Approved by the Senate Armed Services Committee as part of the 2012 defense authorization bill, S 1254, the provision would convert the current $225 for hostile fire and imminent danger pay, paid for any month in which a person spends any time in a designated zone, to a new prorated payment of $7.50 for each day spent in a designated danger zone.
More than 50 areas worldwide qualify troops for danger pay. In most locations, it is paid only to troops on the ground. In some areas, both the land and airspace above qualify. Parts of various oceans and seas also qualify ships' crews for danger pay.
The Senate plan is not a done deal; there is no similar language in the House version of the defense policy bill, HR 1540. This will be among hundreds of differences between the House and Senate versions of the bill that negotiators must reconcile before a final bill can be passed.
The change, which would take effect Oct. 1, would fall mostly on rear-echelon and headquarters staff whose occasional and short visits to a hostile area, such as attending a change-of-command ceremony in Iraq or Afghanistan, provides them the same $225 monthly hostile fire pay that goes to the front-line Marine or soldier facing imminent danger every day of the month.
Because changes of command often happen on the first day of a month, someone arriving May 31 to attend a June 1 ceremony would draw $450 ó two months of danger pay. Those one- or two-day visitors benefit from what ground combat troops derisively call "sightseer pay."
Aircrews flying to and from danger areas and crews of Navy ships passing through danger areas also would see drops in pay. Ground combat troops would not be fully shielded, as their pay could be reduced at the start and end of a combat tour, when they might serve in a danger zone for less than a full month.
The federal tax exclusion on pay earned in combat zones, which also applies for a full month regardless of how many days of the month are spent in the designated area, is not addressed by the Senate bill because the committee does not have jurisdiction over tax law.
Prorating danger pay would save an estimated $30 million a year in a program that, in 2010, cost the Defense Department $823.6 million for payments to about 42,000 officers and 258,000 enlisted members.
The savings estimate assumes a total of 133,000 fewer months of danger pay being awarded.
In 2010, DoD sought and received authority from Congress to move to a daily rate for danger pay, but officials never agreed on a date for the change.
Some personnel officials have balked at taking any steps to reduce combat-related pays until operations in Afghanistan and Iraq have wound down, according to military sources who asked not to be identified because the Defense Department traditionally does not comment on pending legislation.

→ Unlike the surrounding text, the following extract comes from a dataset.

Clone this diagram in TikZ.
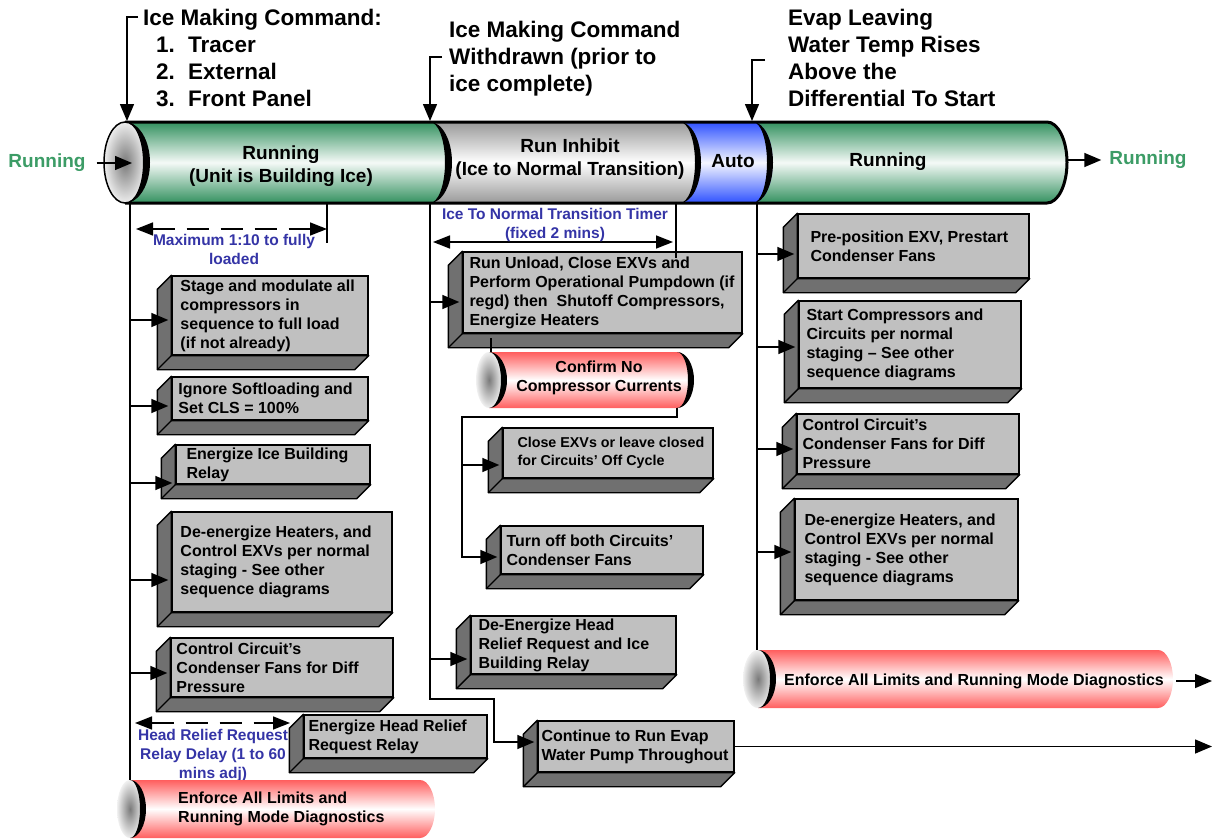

Sen. Jim Webb, D-Va., a Vietnam combat veteran and chairman of the Senate Armed Services Committee's personnel panel, called the change a "basic accounting measure to ensure that individuals receive hostile fire or imminent danger pay only for the time they spend in qualifying areas."
Webb said ground combat troops will see "minimal impact" from the change "as they are stationed full time in the qualifying areas."
Hostile fire and imminent danger pay was $150 a month at the start of the wars in Iraq and Afghanistan, but increased to $225 in 2003.